Rions des faiblesses de l’humanité, mais regardons bien dans le miroir : il y a du Père et de la Mère Ubu en nous, du meilleur et du pire, de l’ombre et de la lumière, du fort et du faible, du valet et du maître, du masculin et du féminin, du héros et du traître, du saint et du criminel. Ces personnages nous ressemblent : rions donc de bon cœur…et d’abord de nous-mêmes, rions à nous en faire péter la panse.
C’est dans ce contexte de dérision, d’autodérision et de férocité joyeuse que  les acteurs traversent leurs personnages (avec un s), car ici  l’habit fait le moine, autrement dit le costume fait vivre le personnage. Oui, chaque acteur peut se retrouver dans la peau du bon ou du méchant, du gagnant ou du perdant en fonction de l’humeur ou de l’histoire. C’est dire combien la dépense physique, l’énergie vitale, une sorte de voracité organique doivent pulser le rythme du spectacle.
J’emploie sciemment ici le mot spectacle car il contient cet esprit d’inventivité et de folie créatrice dans lesquels je souhaite plonger, quitte à transgresser (et avec entrain) les conventions théâtrales.
Regardons , nos acteurs entrent en scène… Les ububerlus déferlent : ils démolissent avec joie, dénoncent avec rage, mais pour mieux ré-enchanter le monde. Ils ont  retrouvé l’ingénuité, l’insolence et le pouvoir d’émerveillement de l’enfance, un peu comme Miró ou Picasso à la fin de leur vie.
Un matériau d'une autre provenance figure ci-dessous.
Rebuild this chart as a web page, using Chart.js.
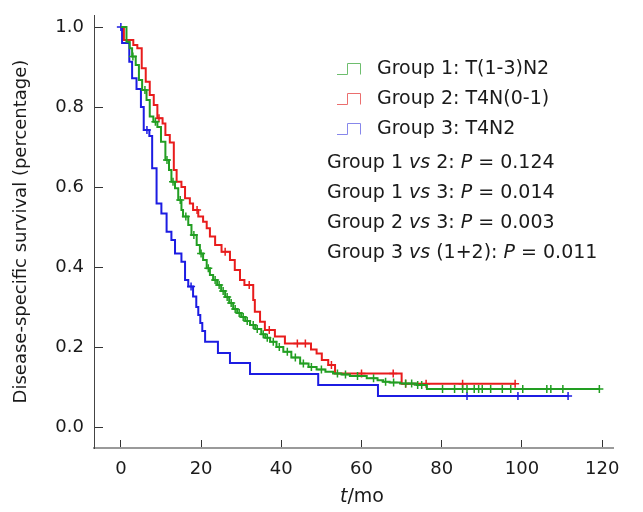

Je pense aussi à Paul Klee et à Jean Rouch. Le premier pour ces  sculptures: petites figurines naïves aux couleurs vives réalisées avec des morceaux de bois, des bouts de ficelles et de chiffons, source d’inspiration certaine pour l’univers plastique. Le second en tant que cinéaste ethnographique et par rapport au jeu des comédiens. Je revois ce fascinant film documentaire tourné au Ghana Les maîtres fous (1954) sur les cultes des Haouka, de l’extrême engagement des participants et de la violence qui se dégageaient de ces danses de possession. Nos ububerlus doivent porter en eux ce rituel d’expiation, exutoire des malheurs du monde, de la cruauté de l’être humain et donc reflet de notre civilisation.
Décidément, le théâtre occidental a beaucoup à apprendre de ces rituels animistes ancestraux du continent africain.
En conclusion et en réaction à la logique rationnelle d’un Descartes et de son fameux: Je pense, donc je suis ,  cet Ubu roi là pourrait se placer sous le signe de la réflexion cabalistique suivante: Je lis, j’interprète, je critique, je m’oppose, j’écoute, j’écris, je questionne, je réponds, je cite, je ris, je raconte, je nomme, je discute, j’interpelle, je prie, j’apprends, j’enseigne, je vis,… donc je suis.